TIDMRLH
RNS Number : 0403P
Red Leopard Holdings PLC
27 September 2013
RED LEOPARD HOLDINGS PLC
Interim Accounts for Red Leopard Holdings Plc ("Red Leopard" or
the "Group") for the six months ended 30 June 2013
Red Leopard presents the unaudited interim accounts for the six
months ended 30(th) June 2013.
As announced in its full year results to 31 December 2012, the
Board concluded that any continued efforts in property were no
longer viable and, to all intents and purposes, it had ceased
operations in this area. As a result, and in accordance with Rule
15 of the AIM Rules for Companies, the Company received approval
from shareholders at its AGM on 23 July 2013 to become an Investing
Company under the AIM Rules and to adopt an investing policy,
details of which are given in Note 1.
During the period to 30 June 2013, the Company was already
investigating opportunities in line with its proposed new investing
policy and is pleased to announce that following the successful
passing of all resolutions at its General Meeting held on 24
September 2013, it has acquired the entire issued share capital of
Red Leopard Mining Inc ("RLM") for GBP600,000 by the issue of
33,333,333 new ordinary shares at a price of 1.8p per share.
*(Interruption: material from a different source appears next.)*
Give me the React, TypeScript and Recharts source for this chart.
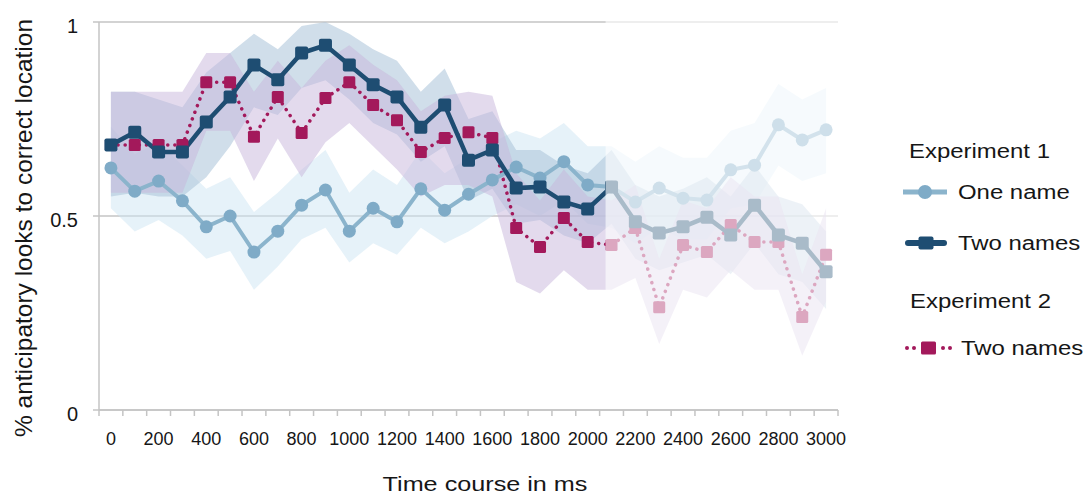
import React from 'react';
import {
  Area,
  CartesianGrid,
  ComposedChart,
  Label,
  Line,
  ReferenceArea,
  XAxis,
  YAxis,
} from 'recharts';

const timeMs = [
  0, 100, 200, 300, 400, 500, 600, 700, 800, 900, 1000, 1100, 1200, 1300, 1400, 1500,
  1600, 1700, 1800, 1900, 2000, 2100, 2200, 2300, 2400, 2500, 2600, 2700, 2800, 2900, 3000,
];

// Experiment 1, one name
const oneName = [
  0.624, 0.564, 0.59, 0.539, 0.472, 0.5, 0.407, 0.461, 0.528, 0.567, 0.461, 0.52, 0.485, 0.57, 0.515, 0.556,
  0.593, 0.626, 0.598, 0.64, 0.58, 0.575, 0.536, 0.572, 0.546, 0.541, 0.619, 0.631, 0.735, 0.696, 0.722,
];
const oneNameLow = [
  0.52, 0.46, 0.49, 0.45, 0.39, 0.41, 0.31, 0.37, 0.44, 0.47, 0.38, 0.43, 0.4, 0.47, 0.43, 0.46,
  0.5, 0.53, 0.5, 0.54, 0.48, 0.47, 0.43, 0.47, 0.44, 0.44, 0.52, 0.53, 0.63, 0.59, 0.61,
];
const oneNameHigh = [
  0.73, 0.66, 0.69, 0.63, 0.57, 0.6, 0.51, 0.56, 0.62, 0.67, 0.56, 0.62, 0.58, 0.67, 0.61, 0.65,
  0.69, 0.72, 0.7, 0.74, 0.68, 0.68, 0.64, 0.68, 0.65, 0.65, 0.72, 0.74, 0.84, 0.8, 0.83,
];

// Experiment 1, two names
const twoNames = [
  0.683, 0.716, 0.665, 0.665, 0.742, 0.807, 0.889, 0.851, 0.92, 0.94, 0.889, 0.838, 0.807, 0.729, 0.786, 0.644,
  0.67, 0.572, 0.575, 0.536, 0.518, 0.575, 0.485, 0.456, 0.472, 0.497, 0.451, 0.528, 0.451, 0.43, 0.356,
];
const twoNamesLow = [
  0.55, 0.56, 0.55, 0.55, 0.6, 0.68, 0.78, 0.76, 0.83, 0.85, 0.8, 0.74, 0.71, 0.64, 0.68, 0.54,
  0.57, 0.48, 0.49, 0.45, 0.43, 0.48, 0.39, 0.36, 0.38, 0.4, 0.35, 0.43, 0.35, 0.33, 0.26,
];
const twoNamesHigh = [
  0.82, 0.82, 0.8, 0.78, 0.87, 0.92, 0.97, 0.93, 0.99, 1.0, 0.97, 0.93, 0.9, 0.82, 0.88, 0.75,
  0.77, 0.67, 0.67, 0.63, 0.61, 0.67, 0.58, 0.55, 0.57, 0.6, 0.55, 0.63, 0.55, 0.53, 0.46,
];

// Experiment 2, two names
const exp2TwoNames = [
  0.683, 0.683, 0.683, 0.683, 0.845, 0.845, 0.704, 0.807, 0.714, 0.804, 0.845, 0.786, 0.747, 0.665, 0.701, 0.716,
  0.701, 0.469, 0.42, 0.495, 0.433, 0.425, 0.469, 0.265, 0.425, 0.407, 0.477, 0.433, 0.433, 0.24, 0.4,
];
const exp2Low = [
  0.56, 0.56, 0.56, 0.56, 0.72, 0.72, 0.59, 0.7, 0.6, 0.69, 0.74, 0.68, 0.62, 0.55, 0.58, 0.58,
  0.55, 0.33, 0.3, 0.36, 0.31, 0.31, 0.34, 0.17, 0.31, 0.29, 0.36, 0.31, 0.31, 0.14, 0.28,
];
const exp2High = [
  0.82, 0.82, 0.82, 0.82, 0.92, 0.92, 0.82, 0.9, 0.83, 0.9, 0.94, 0.89, 0.85, 0.77, 0.81, 0.82,
  0.81, 0.61, 0.54, 0.62, 0.55, 0.54, 0.58, 0.39, 0.54, 0.52, 0.6, 0.55, 0.55, 0.35, 0.52,
];

const yTicks = [0, 0.5, 1];
const xLabels = [0, 200, 400, 600, 800, 1000, 1200, 1400, 1600, 1800, 2000, 2200, 2400, 2600, 2800, 3000];
const fadeFrom = 2075;

const ONE = '#7fabc7';
const ONE_LINE = '#8bb4cc';
const NAVY = '#1e4d72';
const PINK = '#a3195b';
const AXIS = '#c4c4c4';
const TEXT = '#161616';
const FONT = '"Liberation Sans", Arial, sans-serif';

const data = timeMs.map((t, i) => ({
  t,
  one: oneName[i],
  oneBand: [oneNameLow[i], oneNameHigh[i]],
  two: twoNames[i],
  twoBand: [twoNamesLow[i], twoNamesHigh[i]],
  exp2: exp2TwoNames[i],
  exp2Band: [exp2Low[i], exp2High[i]],
}));

// tick marks sit between the time bins, labels on every second bin
const xTicks = [...timeMs.map((t) => t - 50), timeMs[timeMs.length - 1] + 50, ...xLabels].sort((a, b) => a - b);

function TimeTick(props: any) {
  const { x, y, payload } = props;
  const v = payload.value as number;
  if (v % 100 !== 0) {
    return <line x1={x} x2={x} y1={y} y2={y + 6} stroke={AXIS} strokeWidth={1.5} />;
  }
  if (v % 200 !== 0) return <g />;
  return (
    <text x={x} y={y + 35} textAnchor="middle" fontSize={18} fill={TEXT} fontFamily={FONT}>
      {v}
    </text>
  );
}

function ValueTick(props: any) {
  const { x, y, payload } = props;
  return (
    <text x={x} y={y + 11} textAnchor="end" fontSize={20} fill={TEXT} fontFamily={FONT}>
      {payload.value}
    </text>
  );
}

const circleDot = (p: any) => <circle key={`c-${p.index}`} cx={p.cx} cy={p.cy} r={6.5} fill={ONE} />;
const navyDot = (p: any) => (
  <rect key={`n-${p.index}`} x={p.cx - 6.5} y={p.cy - 6.5} width={13} height={13} rx={2} fill={NAVY} />
);
const pinkDot = (p: any) => (
  <rect key={`p-${p.index}`} x={p.cx - 6} y={p.cy - 6} width={12} height={12} rx={1.5} fill={PINK} />
);

function ChartLegend() {
  const ox = 880;
  const oy = 100;
  const txt = (x: number, y: number, s: string) => (
    <text
      transform={`translate(${x - ox} ${y - oy}) scale(1.14 1)`}
      fontSize={21}
      fill={TEXT}
      fontFamily={FONT}
    >
      {s}
    </text>
  );
  return (
    <svg width={205} height={280} style={{ position: 'absolute', left: ox, top: oy }}>
      {txt(909, 158, 'Experiment 1')}
      <line x1={903 - ox} x2={947 - ox} y1={192 - oy} y2={192 - oy} stroke={ONE_LINE} strokeWidth={5} />
      <circle cx={925 - ox} cy={192 - oy} r={7} fill={ONE} />
      {txt(958, 199, 'One name')}
      <line x1={908 - ox} x2={944 - ox} y1={243 - oy} y2={243 - oy} stroke={NAVY} strokeWidth={6} strokeLinecap="round" />
      <rect x={918.5 - ox} y={236.5 - oy} width={15} height={13} rx={2} fill={NAVY} />
      {txt(958, 250, 'Two names')}
      {txt(910, 308, 'Experiment 2')}
      {[907, 914, 943, 950].map((cx) => (
        <circle key={cx} cx={cx - ox} cy={348 - oy} r={2} fill={PINK} />
      ))}
      <rect x={921 - ox} y={341.5 - oy} width={15} height={13} rx={1.5} fill={PINK} />
      {txt(961, 355, 'Two names')}
    </svg>
  );
}

export default function App() {
  return (
    <div style={{ position: 'absolute', left: 0, top: 0, width: 1085, height: 497, background: '#fff' }}>
      <ComposedChart width={1085} height={497} data={data} margin={{ top: 22, right: 247, left: 0, bottom: 0 }}>
        <CartesianGrid vertical={false} stroke={AXIS} strokeWidth={1.5} />
        <XAxis
          dataKey="t"
          type="number"
          domain={[-50, 3050]}
          ticks={xTicks}
          interval={0}
          height={87}
          tickSize={0}
          tickMargin={0}
          tickLine={false}
          tick={<TimeTick />}
          axisLine={{ stroke: AXIS, strokeWidth: 1.5 }}
        >
          <Label
            content={() => (
              <text
                transform="translate(485 491) scale(1.2 1)"
                textAnchor="middle"
                fontSize={21}
                fill={TEXT}
                fontFamily={FONT}
              >
                Time course in ms
              </text>
            )}
          />
        </XAxis>
        <YAxis
          domain={[0, 1]}
          ticks={yTicks}
          width={99}
          tickSize={6}
          tickMargin={15}
          tick={<ValueTick />}
          tickLine={{ stroke: AXIS, strokeWidth: 1.5 }}
          axisLine={{ stroke: AXIS, strokeWidth: 1.5 }}
        >
          <Label
            content={() => (
              <text
                x={32}
                y={228}
                transform="rotate(-90 32 228)"
                textAnchor="middle"
                fontSize={24.5}
                fill={TEXT}
                fontFamily={FONT}
              >
                % anticipatory looks to correct location
              </text>
            )}
          />
        </YAxis>

        <Area dataKey="oneBand" type="linear" stroke="none" fill="#cde5f3" fillOpacity={0.5} dot={false} activeDot={false} isAnimationActive={false} />
        <Area dataKey="twoBand" type="linear" stroke="none" fill="#a9c2d9" fillOpacity={0.55} dot={false} activeDot={false} isAnimationActive={false} />
        <Area dataKey="exp2Band" type="linear" stroke="none" fill="#c8b5dc" fillOpacity={0.5} dot={false} activeDot={false} isAnimationActive={false} />

        <Line
          dataKey="exp2"
          type="linear"
          stroke={PINK}
          strokeWidth={3.5}
          strokeDasharray="0.1 7"
          strokeLinecap="round"
          dot={pinkDot}
          activeDot={false}
          isAnimationActive={false}
        />
        <Line dataKey="one" type="linear" stroke={ONE_LINE} strokeWidth={4} dot={circleDot} activeDot={false} isAnimationActive={false} />
        <Line dataKey="two" type="linear" stroke={NAVY} strokeWidth={4.5} dot={navyDot} activeDot={false} isAnimationActive={false} />

        <ReferenceArea
          x1={fadeFrom}
          x2={3050}
          y1={0.004}
          y2={1.02}
          fill="#ffffff"
          fillOpacity={0.62}
          stroke="none"
          ifOverflow="visible"
          zIndex={1100}
        />
      </ComposedChart>
      <ChartLegend />
    </div>
  );
}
RLM was established in 2013 as a special purpose vehicle into
which 205 unencumbered claims (the "Claims") were transferred by
Polaris Resources Inc, a wholly owned subsidiary of Quest Minerals
Corporation (the "Vendor").
The Claims are located in the vicinity of Shoshone County,
Idaho, USA, commonly referred to as "Silver Valley". This area is
well known as the premier silver district in North America, with
total production to date of around 1.2 billion ounces of silver and
substantial lead, zinc, copper and gold. The Claims cover a total
land area of approximately 1,435 hectares the equivalent to 3,546
acres. The Coeur d'Alene mining district is approximately 77,700
hectares or 192,000 acres. Most of the Claims lie within the
Panhandle National Forest and upon Bureau of Land Management
land.
The Claims are situated adjacent to two former major producing
mines, the Hercules and the Interstate Mines, each now owned by
Hecla Mining Company Inc. ("Hecla"), one of the largest silver
producers in the US. The Hercules mine discovered in the early
1900's became a primary mine for Day Mines Inc. ("Day Mines"). Day
Mines was merged into Hecla Mining Company in 1981. The Interstate
Mine was the initial primary mine for Callahan Mining Corporation.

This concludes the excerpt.